Exactly because money is so cheap to borrow, and the volatility that will result. The problem is the difference small moves in interest rates will make to your debt payments. It's the same problem as with oil. Oil has made small moves to the upside in the past few months, about $10/bbl. Such a move used to represent 5-10% of the price, but now it's a difference of 33-50% depending on your exact point of reference. Like penny stocks, small absolute values result in massive relative moves. This distorts markets and will cause management teams to make disastrously wrong decisions because they're being fed wrong information.

(I'm exxagerating the values here to illustrate what's going to happen)

You loan $100M at 0.25% (and like everybody, count on revolving credit) => Interest payments are 250k/year

FED decides to slightly raise interest rates (or you get downgraded, or there's a lot of other companies going broke and the banks need it, or the bond market crashes, or ... and for one of these reasons your rate goes up)

You still have $100M loaned, but now you owe $500k/year. A 100% increase in your interest expense.

And God help you if interest rates where to go anywhere near the normal minimum (4%) or their historical average (6%).

Now it is not realistic for even very good companies to borrow at 0.25%, I used that value for effect, but a more realistic value is 1.5-3% for AAA rated companies, 2.5-8% for other ratings, 6%-15% for junk rated companies. Keep in mind however that the higher ratings go up more.

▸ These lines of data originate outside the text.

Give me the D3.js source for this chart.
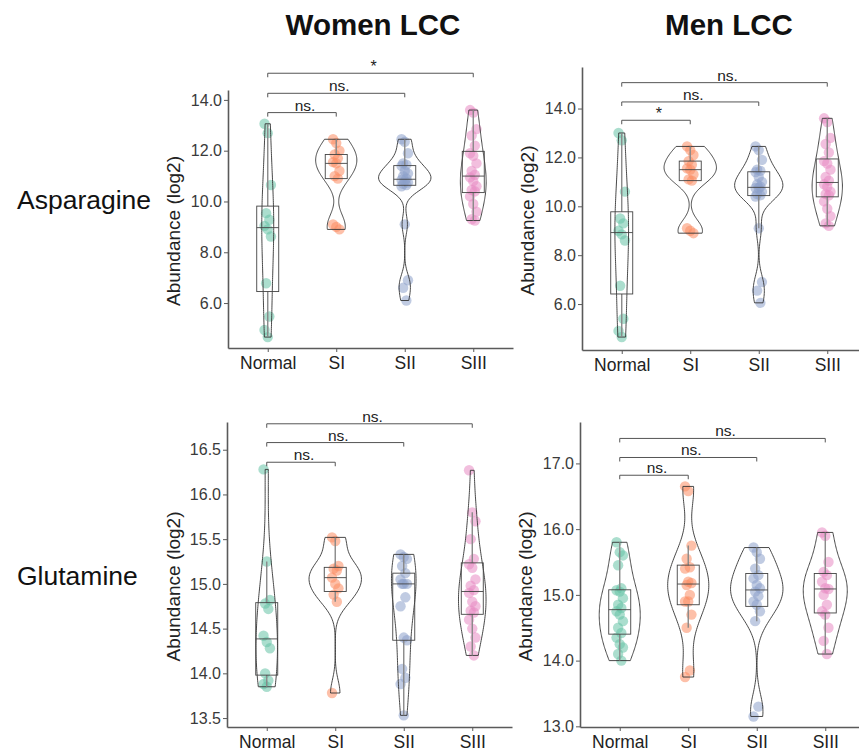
<!DOCTYPE html>
<html><head><meta charset="utf-8">
<script src="https://cdn.jsdelivr.net/npm/d3@7"></script>
<style>body{margin:0;background:#fff}svg{display:block;font-family:"Liberation Sans",Arial,sans-serif}</style>
</head><body><svg id="c" width="859" height="752"></svg>
<script>
// ---------- data ----------
const groups = ["Normal","SI","SII","SIII"];
const columnTitles = ["Women LCC","Men LCC"];
const rowTitles = ["Asparagine","Glutamine"];
const yLabel = "Abundance (log2)";

const womenAsnNormal = [13.06,12.69,10.65,9.54,9.28,9.04,8.9,8.62,6.78,5.47,4.94,4.66];
const womenAsnSI     = [12.45,12.3,12.0,11.85,11.7,11.55,11.5,11.2,11.0,10.9,9.1,9.0,8.9];
const womenAsnSII    = [12.45,12.35,11.9,11.5,11.45,11.4,11.2,11.1,11.0,10.9,10.85,10.8,10.75,10.7,10.65,10.6,9.1,6.9,6.6,6.1];
const womenAsnSIII   = [13.6,13.5,12.85,12.6,12.2,11.9,11.8,11.5,11.2,11.05,10.95,10.8,10.6,10.45,10.4,10.2,9.9,9.6,9.3,9.25];

const menAsnNormal = [13.0,12.7,10.6,9.5,9.3,9.0,8.85,8.6,6.75,5.4,4.9,4.65];
const menAsnSI     = [12.45,12.3,12.1,11.85,11.7,11.55,11.5,11.3,11.1,11.05,9.1,9.0,8.9];
const menAsnSII    = [12.45,12.3,11.9,11.5,11.45,11.4,11.2,11.0,10.9,10.8,10.75,10.75,10.6,10.5,10.45,10.4,9.1,6.9,6.55,6.05];
const menAsnSIII   = [13.6,13.45,12.8,12.55,12.2,11.85,11.75,11.5,11.2,11.05,10.9,10.8,10.6,10.5,10.45,10.2,9.9,9.6,9.3,9.2];

const womenGlnNormal = [16.28,15.25,14.82,14.78,14.72,14.42,14.35,14.28,14.0,13.92,13.88,13.85];
const womenGlnSI     = [15.52,15.48,15.2,15.17,15.15,15.07,15.0,14.95,14.88,14.8,13.78];
const womenGlnSII    = [15.33,15.3,15.28,15.2,15.12,15.05,15.0,15.0,15.0,14.85,14.75,14.4,14.37,14.05,13.95,13.88,13.53];
const womenGlnSIII   = [16.27,15.8,15.7,15.5,15.28,15.22,15.18,15.05,14.98,14.93,14.9,14.8,14.75,14.7,14.68,14.6,14.5,14.4,14.3,14.2];

const menGlnNormal = [15.8,15.65,15.6,15.45,15.1,15.07,15.05,14.95,14.85,14.8,14.75,14.7,14.6,14.5,14.42,14.35,14.25,14.2,14.1,14.0];
const menGlnSI     = [16.65,16.58,15.75,15.55,15.42,15.4,15.2,15.18,15.15,15.0,14.9,14.9,14.7,14.5,13.85,13.75];
const menGlnSII    = [15.72,15.65,15.55,15.4,15.3,15.25,15.15,15.1,15.05,14.98,14.9,14.85,14.75,14.6,13.3,13.15];
const menGlnSIII   = [15.95,15.9,15.5,15.35,15.3,15.2,15.1,15.09,15.0,14.85,14.75,14.7,14.5,14.3,14.1];

// significance comparisons: [group a, group b, bracket height (data units), label]
const womenAsnSig = [[0,1,13.5,"ns."],[0,2,14.26,"ns."],[0,3,15.05,"*"]];
const menAsnSig   = [[0,1,13.52,"*"],[0,2,14.27,"ns."],[0,3,15.06,"ns."]];
const womenGlnSig = [[0,1,16.36,"ns."],[0,2,16.58,"ns."],[0,3,16.79,"ns."]];
const menGlnSig   = [[0,1,16.82,"ns."],[0,2,17.09,"ns."],[0,3,17.38,"ns."]];

const asnTicks = [6,8,10,12,14];
const womenGlnTicks = [13.5,14,14.5,15,15.5,16,16.5];
const menGlnTicks = [13,14,15,16,17];

// ---------- layout / style ----------
const colors = ["#66c2a5","#fc8d62","#8da0cb","#e78ac3"];
const panels = [
  {data:[womenAsnNormal,womenAsnSI,womenAsnSII,womenAsnSIII], sig:womenAsnSig, ticks:asnTicks,
   left:228, top:90, bottom:348, domain:[4.23,14.39], labelX:173},
  {data:[menAsnNormal,menAsnSI,menAsnSII,menAsnSIII], sig:menAsnSig, ticks:asnTicks,
   left:582, top:67, bottom:350, domain:[4.12,15.70], labelX:527},
  {data:[womenGlnNormal,womenGlnSI,womenGlnSII,womenGlnSIII], sig:womenGlnSig, ticks:womenGlnTicks,
   left:227, top:422, bottom:727, domain:[13.40,16.81], labelX:173},
  {data:[menGlnNormal,menGlnSI,menGlnSII,menGlnSIII], sig:menGlnSig, ticks:menGlnTicks,
   left:580, top:422, bottom:727, domain:[12.99,17.63], labelX:525}
];
const panelW = 285;

const svg = d3.select("#c");

svg.selectAll("text.col").data(columnTitles).join("text")
  .attr("x",(d,i)=>[373,729][i]).attr("y",35).attr("text-anchor","middle")
  .attr("font-size",29.5).attr("font-weight","bold").attr("fill","#111").text(d=>d);
svg.selectAll("text.row").data(rowTitles).join("text")
  .attr("x",17).attr("y",(d,i)=>[209,585][i])
  .attr("font-size",26.5).attr("fill","#111").text(d=>d);

function kde(values){
  const n = values.length;
  const sorted = values.slice().sort(d3.ascending);
  const sd = d3.deviation(sorted);
  const iqr = d3.quantile(sorted,0.75)-d3.quantile(sorted,0.25);
  const bw = 1.3*0.9*Math.min(sd, iqr/1.34)*Math.pow(n,-0.2);
  const lo = sorted[0], hi = sorted[n-1];
  const pts = d3.range(0,101).map(i=>lo+(hi-lo)*i/100);
  return pts.map(v=>[v, d3.mean(sorted, x=>Math.exp(-0.5*((v-x)/bw)**2))/(bw*Math.sqrt(2*Math.PI))]);
}

panels.forEach(p=>{
  const g = svg.append("g");
  const x = d3.scalePoint().domain(groups).range([p.left, p.left+panelW]).padding(0.58);
  const y = d3.scaleLinear().domain(p.domain).range([p.bottom, p.top]);
  const step = x.step();

  // axes
  const yAx = g.append("g").attr("transform",`translate(${p.left},0)`)
    .call(d3.axisLeft(y).tickValues(p.ticks).tickFormat(d3.format(".1f")).tickSize(4).tickSizeOuter(0));
  yAx.select(".domain").attr("stroke","#5a5a5a").attr("stroke-width",1.6);
  yAx.selectAll(".tick line").attr("stroke","#5a5a5a");
  yAx.selectAll(".tick text").attr("font-size",16).attr("fill","#3a3a3a").attr("font-family","Liberation Sans, Arial").attr("x",-6);

  const xAx = g.append("g").attr("transform",`translate(0,${p.bottom})`)
    .call(d3.axisBottom(x).tickSize(4).tickSizeOuter(0));
  xAx.select(".domain").attr("stroke","#5a5a5a").attr("stroke-width",1.6);
  xAx.selectAll(".tick line").attr("stroke","#5a5a5a");
  xAx.selectAll(".tick text").attr("font-size",17.5).attr("fill","#222").attr("font-family","Liberation Sans, Arial").attr("y",9);

  g.append("text").attr("transform",`translate(${p.labelX},${(p.top+p.bottom)/2+12}) rotate(-90)`)
    .attr("text-anchor","middle").attr("dy","0.35em").attr("font-size",19).attr("fill","#222").text(yLabel);

  // points
  p.data.forEach((vals,gi)=>{
    g.append("g").selectAll("circle").data(vals).join("circle")
      .attr("cx",(d,i)=>x(groups[gi]) + (((i*7)%5)-2)*1.6)
      .attr("cy",d=>y(d)).attr("r",5.2)
      .attr("fill",colors[gi]).attr("fill-opacity",0.55);
  });

  // violins (area scaling across groups)
  const dens = p.data.map(kde);
  const maxD = d3.max(dens, d=>d3.max(d,e=>e[1]));
  const halfMax = 0.45*step*0.85;
  dens.forEach((dd,gi)=>{
    const cx = x(groups[gi]);
    const area = d3.area().curve(d3.curveLinear)
      .y(d=>y(d[0])).x0(d=>cx - d[1]/maxD*halfMax).x1(d=>cx + d[1]/maxD*halfMax);
    g.append("path").attr("d",area(dd)).attr("fill","none").attr("stroke","#333").attr("stroke-width",0.9);
  });

  // boxplots
  const bw = 22;
  p.data.forEach((vals,gi)=>{
    const s = vals.slice().sort(d3.ascending);
    const q1=d3.quantile(s,0.25), q2=d3.quantile(s,0.5), q3=d3.quantile(s,0.75);
    const iqr=q3-q1;
    const lo = d3.min(s.filter(v=>v>=q1-1.5*iqr)), hi = d3.max(s.filter(v=>v<=q3+1.5*iqr));
    const cx = x(groups[gi]);
    g.append("line").attr("x1",cx).attr("x2",cx).attr("y1",y(hi)).attr("y2",y(q3)).attr("stroke","#888").attr("stroke-width",1.4);
    g.append("line").attr("x1",cx).attr("x2",cx).attr("y1",y(q1)).attr("y2",y(lo)).attr("stroke","#888").attr("stroke-width",1.4);
    g.append("rect").attr("x",cx-bw/2).attr("width",bw).attr("y",y(q3)).attr("height",y(q1)-y(q3))
      .attr("fill","none").attr("stroke","#444").attr("stroke-width",0.9);
    g.append("line").attr("x1",cx-bw/2).attr("x2",cx+bw/2).attr("y1",y(q2)).attr("y2",y(q2)).attr("stroke","#444").attr("stroke-width",0.9);
  });

  // significance brackets
  p.sig.forEach(([a,b,h,lab])=>{
    const xa = x(groups[a]), xb = x(groups[b]), yy = y(h);
    g.append("path").attr("d",`M${xa},${yy+4}V${yy}H${xb}V${yy+4}`).attr("fill","none").attr("stroke","#555").attr("stroke-width",1);
    g.append("text").attr("x",(xa+xb)/2+3).attr("y",lab==="*"? yy-1 : yy-2).attr("text-anchor","middle")
      .attr("font-size",lab==="*"?16:15.5).attr("fill","#222").text(lab);
  });
});
</script></body></html>
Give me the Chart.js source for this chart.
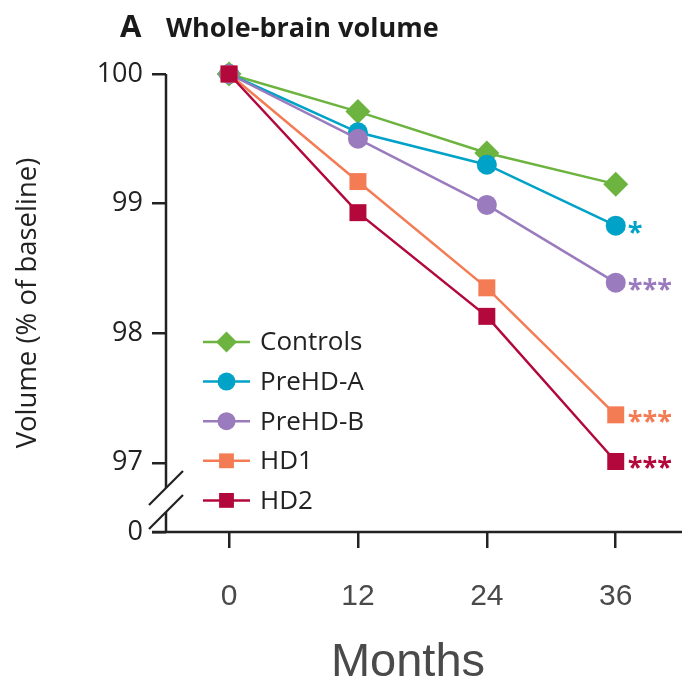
<!DOCTYPE html>
<html>
<head>
<meta charset="utf-8">
<script src="https://cdn.jsdelivr.net/npm/chart.js@4.4.1/dist/chart.umd.min.js"></script>
<style>
  html, body { margin: 0; padding: 0; background: #fff; }
  #wrap { width: 682px; height: 687px; position: relative; }
</style>
</head>
<body>
<div id="wrap"><canvas id="c" width="682" height="687"></canvas></div>
<script>
// Follow-up visits (months) and whole-brain volume, % of baseline
const months = [0, 12, 24, 36];
const seriesNames = ['Controls', 'PreHD-A', 'PreHD-B', 'HD1', 'HD2'];
const controls = [100, 99.71, 99.39, 99.15];
const preHDA   = [100, 99.55, 99.30, 98.83];
const preHDB   = [100, 99.50, 98.99, 98.39];
const hd1      = [100, 99.17, 98.35, 97.37];
const hd2      = [100, 98.93, 98.13, 97.01];
// significance versus controls at the last visit
const significance = ['', '*', '***', '***', '***'];
const yTicks = [100, 99, 98, 97];
const yBreakLabel = '0';
const xTicks = [0, 12, 24, 36];

const seriesValues = [controls, preHDA, preHDB, hd1, hd2];
const colors = ['#6cb33f', '#00a2c7', '#9a7bbe', '#f47c55', '#b3083b'];
const pointStyles = ['rectRot', 'circle', 'circle', 'rect', 'rect'];
const pointRadii = [12.5, 10, 10, 12, 12];
const legendRadii = [10.5, 9, 9, 10.5, 10.5];

// bottom of the broken axis (drawn as "0")
const axisFloor = 96.466;
const FONT = '"Open Sans", "Noto Sans", sans-serif';
const ARIAL = '"Liberation Sans", Arial, sans-serif';

const datasets = seriesValues.map((vals, i) => ({
  label: seriesNames[i],
  data: vals.map((v, j) => ({ x: months[j], y: v })),
  borderColor: colors[i],
  backgroundColor: colors[i],
  borderWidth: 2.5,
  pointStyle: pointStyles[i],
  pointRadius: pointRadii[i],
  pointHoverRadius: pointRadii[i],
  pointBorderWidth: 0,
  tension: 0,
  clip: false,
  order: seriesNames.length - i
}));

const panelTitle = {
  id: 'panelTitle',
  afterDraw(chart) {
    const ctx = chart.ctx;
    ctx.save();
    ctx.fillStyle = '#1a1a1a';
    ctx.textBaseline = 'alphabetic';
    ctx.textAlign = 'left';
    ctx.font = `bold 31px ${FONT}`;
    ctx.fillText('A', 120, 37);
    ctx.font = `bold 27px ${FONT}`;
    ctx.fillText('Whole-brain volume', 166, 37);
    ctx.restore();
  }
};

// axis lines with the break between 97 and 0
const brokenAxes = {
  id: 'brokenAxes',
  beforeDatasetsDraw(chart) {
    const { ctx, chartArea } = chart;
    const y = chart.scales.y;
    const x0 = chartArea.left;
    const yTop = y.getPixelForValue(yTicks[0]);
    const yBot = chartArea.bottom;
    const b1 = yBot - 44, b2 = yBot - 20, s = 17;
    ctx.save();
    ctx.strokeStyle = '#222';
    ctx.lineWidth = 2.5;
    ctx.lineCap = 'butt';
    ctx.beginPath();
    ctx.moveTo(x0, yTop); ctx.lineTo(x0, b1);
    ctx.moveTo(x0, b2); ctx.lineTo(x0, yBot);
    ctx.moveTo(x0 - 14, yBot); ctx.lineTo(chart.width, yBot);
    ctx.stroke();
    ctx.lineWidth = 2.2;
    ctx.beginPath();
    ctx.moveTo(x0 - s, b1 + s); ctx.lineTo(x0 + s, b1 - s);
    ctx.moveTo(x0 - s, b2 + s); ctx.lineTo(x0 + s, b2 - s);
    ctx.stroke();
    ctx.restore();
  }
};

const sigMarks = {
  id: 'sigMarks',
  afterDatasetsDraw(chart) {
    const ctx = chart.ctx;
    ctx.save();
    ctx.font = `bold 27px ${FONT}`;
    ctx.textAlign = 'left';
    ctx.textBaseline = 'alphabetic';
    chart.data.datasets.forEach((ds, i) => {
      if (!significance[i]) return;
      const meta = chart.getDatasetMeta(i);
      const pt = meta.data[meta.data.length - 1];
      ctx.fillStyle = colors[i];
      ctx.fillText(significance[i], pt.x + 12, pt.y + 15);
    });
    ctx.restore();
  }
};

const innerLegend = {
  id: 'innerLegend',
  afterDraw(chart) {
    const { ctx, chartArea } = chart;
    const left = chartArea.left + 37;
    const top = chartArea.top + 268;
    const step = 39.6;
    ctx.save();
    seriesNames.forEach((name, i) => {
      const cy = top + i * step;
      ctx.strokeStyle = colors[i];
      ctx.lineWidth = 2.5;
      ctx.beginPath();
      ctx.moveTo(left, cy); ctx.lineTo(left + 47, cy);
      ctx.stroke();
      ctx.fillStyle = colors[i];
      Chart.helpers.drawPoint(ctx, { pointStyle: pointStyles[i], radius: legendRadii[i], borderWidth: 0, rotation: 0 }, left + 23.5, cy);
      ctx.fillStyle = '#222';
      ctx.font = `26px ${FONT}`;
      ctx.textAlign = 'left';
      ctx.textBaseline = 'middle';
      ctx.fillText(name, left + 57, cy + 1);
    });
    ctx.restore();
  }
};

new Chart(document.getElementById('c'), {
  type: 'line',
  data: { datasets },
  plugins: [panelTitle, brokenAxes, sigMarks, innerLegend],
  options: {
    responsive: false,
    animation: false,
    devicePixelRatio: 1,
    layout: { padding: { top: 74, right: 32, left: 0, bottom: 0 } },
    plugins: { legend: { display: false }, tooltip: { enabled: false }, title: { display: false } },
    scales: {
      x: {
        type: 'linear',
        min: -5.87,
        max: 39.19,
        afterBuildTicks: s => { s.ticks = xTicks.map(v => ({ value: v })); },
        afterFit: s => { s.height = 155; },
        border: { display: false },
        grid: { display: true, drawOnChartArea: false, drawTicks: true, tickLength: 16, color: '#222', lineWidth: 2.5 },
        ticks: { color: '#4a4a4a', font: { family: ARIAL, size: 30 }, padding: 31, maxRotation: 0 },
        title: { display: true, text: 'Months', color: '#4a4a4a', font: { family: ARIAL, size: 47, lineHeight: 1 }, padding: 0 }
      },
      y: {
        type: 'linear',
        min: axisFloor,
        max: 100,
        afterBuildTicks: s => { s.ticks = yTicks.concat([axisFloor]).map(v => ({ value: v })); },
        afterFit: s => { s.width = 166; },
        border: { display: false },
        grid: { display: true, drawOnChartArea: false, drawTicks: true, tickLength: 14, color: '#222', lineWidth: 2.5 },
        ticks: {
          color: '#222',
          font: { family: FONT, size: 27 },
          padding: 9,
          callback: (v, idx) => (idx === yTicks.length ? yBreakLabel : String(v))
        },
        title: { display: true, text: 'Volume (% of baseline)', color: '#222', font: { family: FONT, size: 27.5, lineHeight: 1 }, padding: { top: 14, bottom: 0 } }
      }
    }
  }
});
</script>
</body>
</html>
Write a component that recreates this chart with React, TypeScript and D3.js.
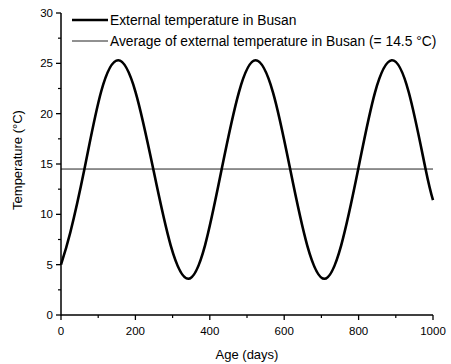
import React from "react";
import * as d3 from "d3";

const days = [0, 25, 63, 108, 154, 200, 248, 295, 342, 387, 432, 478, 523, 570, 616, 662, 708, 753, 799, 844, 889, 935, 980, 1000];
const temps = [5.0, 8.2, 14.5, 22.2, 25.3, 22.2, 14.5, 6.9, 3.6, 6.9, 14.5, 22.1, 25.3, 22.1, 14.5, 6.9, 3.6, 6.9, 14.5, 22.1, 25.3, 22.1, 14.5, 11.4];
const average = 14.5;
const xTicks = [0, 200, 400, 600, 800, 1000];
const xMinor = [100, 300, 500, 700, 900];
const yTicks = [0, 5, 10, 15, 20, 25, 30];
const yMinor = [2.5, 7.5, 12.5, 17.5, 22.5, 27.5];
const legendLabels = ["External temperature in Busan", "Average of external temperature in Busan (= 14.5 \u00b0C)"];

export default function App() {
  const W = 451, H = 364;
  const x = d3.scaleLinear().domain([0, 1000]).range([61, 433]);
  const y = d3.scaleLinear().domain([0, 30]).range([315, 13]);
  const pts = days.map((d, i) => [d, temps[i]] as [number, number]);
  const line = d3.line<[number, number]>().x(d => x(d[0])).y(d => y(d[1])).curve(d3.curveNatural);
  const font = "Arial, 'Liberation Sans', sans-serif";
  return (
    <svg width={W} height={H} style={{ position: "absolute", left: 0, top: 0, background: "#fff" }} fontFamily={font}>
      <rect width={W} height={H} fill="#fff" />
      <line x1={x(0)} x2={x(1000)} y1={y(average)} y2={y(average)} stroke="#222" strokeWidth={1} />
      <path d={line(pts) || ""} fill="none" stroke="#000" strokeWidth={2.6} />
      <line x1={x(0)} x2={x(0)} y1={y(0) + 0.5} y2={y(30)} stroke="#000" strokeWidth={1.5} />
      <line x1={x(0)} x2={x(1000)} y1={y(0)} y2={y(0)} stroke="#000" strokeWidth={1.5} />
      {yTicks.map(t => (
        <g key={"y" + t}>
          <line x1={x(0) - 5} x2={x(0)} y1={y(t)} y2={y(t)} stroke="#000" strokeWidth={1.3} />
          <text x={x(0) - 8} y={y(t)} dy="0.35em" textAnchor="end" fontSize={11.5} fill="#000">{t}</text>
        </g>
      ))}
      {yMinor.map(t => (
        <line key={"ym" + t} x1={x(0) - 3} x2={x(0)} y1={y(t)} y2={y(t)} stroke="#000" strokeWidth={1.2} />
      ))}
      {xTicks.map(t => (
        <g key={"x" + t}>
          <line x1={x(t)} x2={x(t)} y1={y(0)} y2={y(0) + 5} stroke="#000" strokeWidth={1.3} />
          <text x={x(t)} y={y(0) + 20} textAnchor="middle" fontSize={11.5} fill="#000">{t}</text>
        </g>
      ))}
      {xMinor.map(t => (
        <line key={"xm" + t} x1={x(t)} x2={x(t)} y1={y(0)} y2={y(0) + 3} stroke="#000" strokeWidth={1.2} />
      ))}
      <text x={x(500)} y={359} textAnchor="middle" fontSize={13} fill="#000">Age (days)</text>
      <text transform={`translate(22,${(y(0) + y(30)) / 2 - 4}) rotate(-90)`} textAnchor="middle" fontSize={13} fill="#000">Temperature ({"\u00b0"}C)</text>
      <line x1={72} x2={108} y1={20} y2={20} stroke="#000" strokeWidth={2.6} />
      <text x={110} y={20} dy="0.35em" fontSize={13.8} fill="#000">{legendLabels[0]}</text>
      <line x1={72} x2={108} y1={41} y2={41} stroke="#222" strokeWidth={1} />
      <text x={110} y={41} dy="0.35em" fontSize={13.8} fill="#000">{legendLabels[1]}</text>
    </svg>
  );
}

So one can expect interest payments for these companies, if the FED interest rate predictions are accurate (ie. 1%-1.5% by end of this year), to jump by 33 up to 50% for AAA companies, ~70-100% for companies with other ratings and may God have mercy on junk rated companies.


Doesn't this assume non-fixed rate loans, though? If you take out a $100M loan at 0.25% fixed then any movements by the Fed won't really affect you until you need to take out another loan. I've been under the impression from articles like [1] that the loans being used to fund stock repurchases are somewhat fixed rate.

[1] http://www.zerohedge.com/news/2014-07-08/stock-buyback-shock...


They are, but they are relatively short term, 1-2 years. Plus companies don't just take out one, but they take them out regularly (and have done so for quite a while now). Since they revolve the credit, they effectively become variable interest rate.

So when interest rates go up, they go up on 5-15% of the total debt every month or so. This does generate a delay.

Unfortunately public companies don't have to disclose their financing conditions, so data on this is inaccurate at best unless you work at a bank.